A contar os minutos, a convencer-me a mim própria de que tinha que o fazer, telefonar-lhe. Descia lentamente a avenida da Liberdade, sem grande vontade de dar um passo que fosse em relação a esse tempo próximo, muito próximo. Lembrei-me! Já tinha passado pela enorme porta da estação do Rossio, mas volto atrás. Um rodopiar de apenas dois passos, também. Entro. Afinal queria ver uma das exposições da bienal da experimenta que faltava "experimentar". E, por uns instantes, abstraí-me do tique-taque tique-taque...

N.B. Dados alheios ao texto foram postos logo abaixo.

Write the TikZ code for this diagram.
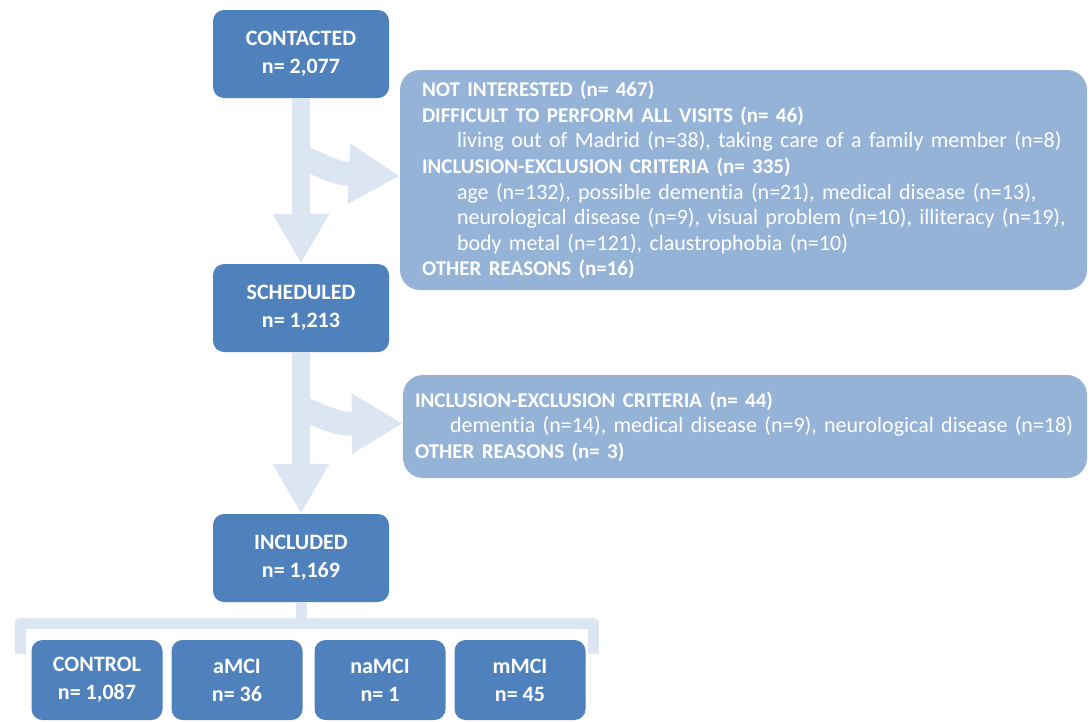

Um coelho! A correr pelo chão assim que o tento apanhar! E flores! A nascer e florescer mesmo debaixo dos meus pés... Corro para um lado, volto para o outro, apressadamente, quero ver o coelho saltar mais uma vez. Rio-me! Com uma larga gargalhada solta e espontânea! (Nem imagino o que alguém possa pensar se ouvir... fez eco!)
Um clic! na minha cabeça. Tantas vezes que ando à volta com essa ideia de alteração de um espaço na experiência da intimidade... e um espaço que faça sorrir, ainda por cima! Pareceu-me (quase) perfeito. Imaginei um mundo inteiro assim. Com coelhos a saltar e flores a nascer por debaixo dos pés! Não seria perfeito? Não, sei que não... Mas um mundo inteiro em que o espaço desaparecesse por debaixo dos pés, enquanto nascia outro acompanhado de mim. Da minha tristeza, da minha alegria. Sei que há espaços assim, não quero, nem penso nesse virtual de que (quase) todos falam e de que (quase) todos pensam que é apenas um espaço gerado por computadores ou o espaço cibernético ou mesmo um espaço futuro desconhecido de que se tem uma vaga ideia através de formas estranhas e informes... Tento sempre pensar num espaço virtual aqui. Aquele que será sempre virtual no momento exacto em que me coloco face a ele e me desdobro para compreender as suas mais estranhas faces. Gosto de sorrir! Gosto muito de sorrir...

O coelho da Alice

Dizem-me que ando sempre com a cabeça no ar, que não tenho os pés assentes na terra. Como posso responder? "Obrigado, mas não obrigado". Ouvi a frase ontem, mais especificamente "Thanks, but no thanks". A alteração não muda o sentido, às vezes poderia alterá-lo, mas desta vez não. A todos os que me dizem essas frases feitas de alguém muito sisudo em dias cinzentos de chuva, respondo com um enorme sorriso e de voz bem aberta "eu gosto de ser assim". Bem... talvez nem seja uma questão de gosto. De modo de vida? Também não me parece... De sobrevivência? Nem pensar! Não tenho que atribuir significado algum à minha existência em cada dia que passa. Posso simplesmente de gostar de ser um pouco Alice. Ainda que este país não seja propriamente aquele das Maravilhas... Mas posso recriar um outro país, acreditar noutras coisas para além daquelas que todos discutem e com as quais todos se preocupam. Posso optar, e esta sim é uma opção com significado, por viver fora de mim. Quem é que nunca o desejou?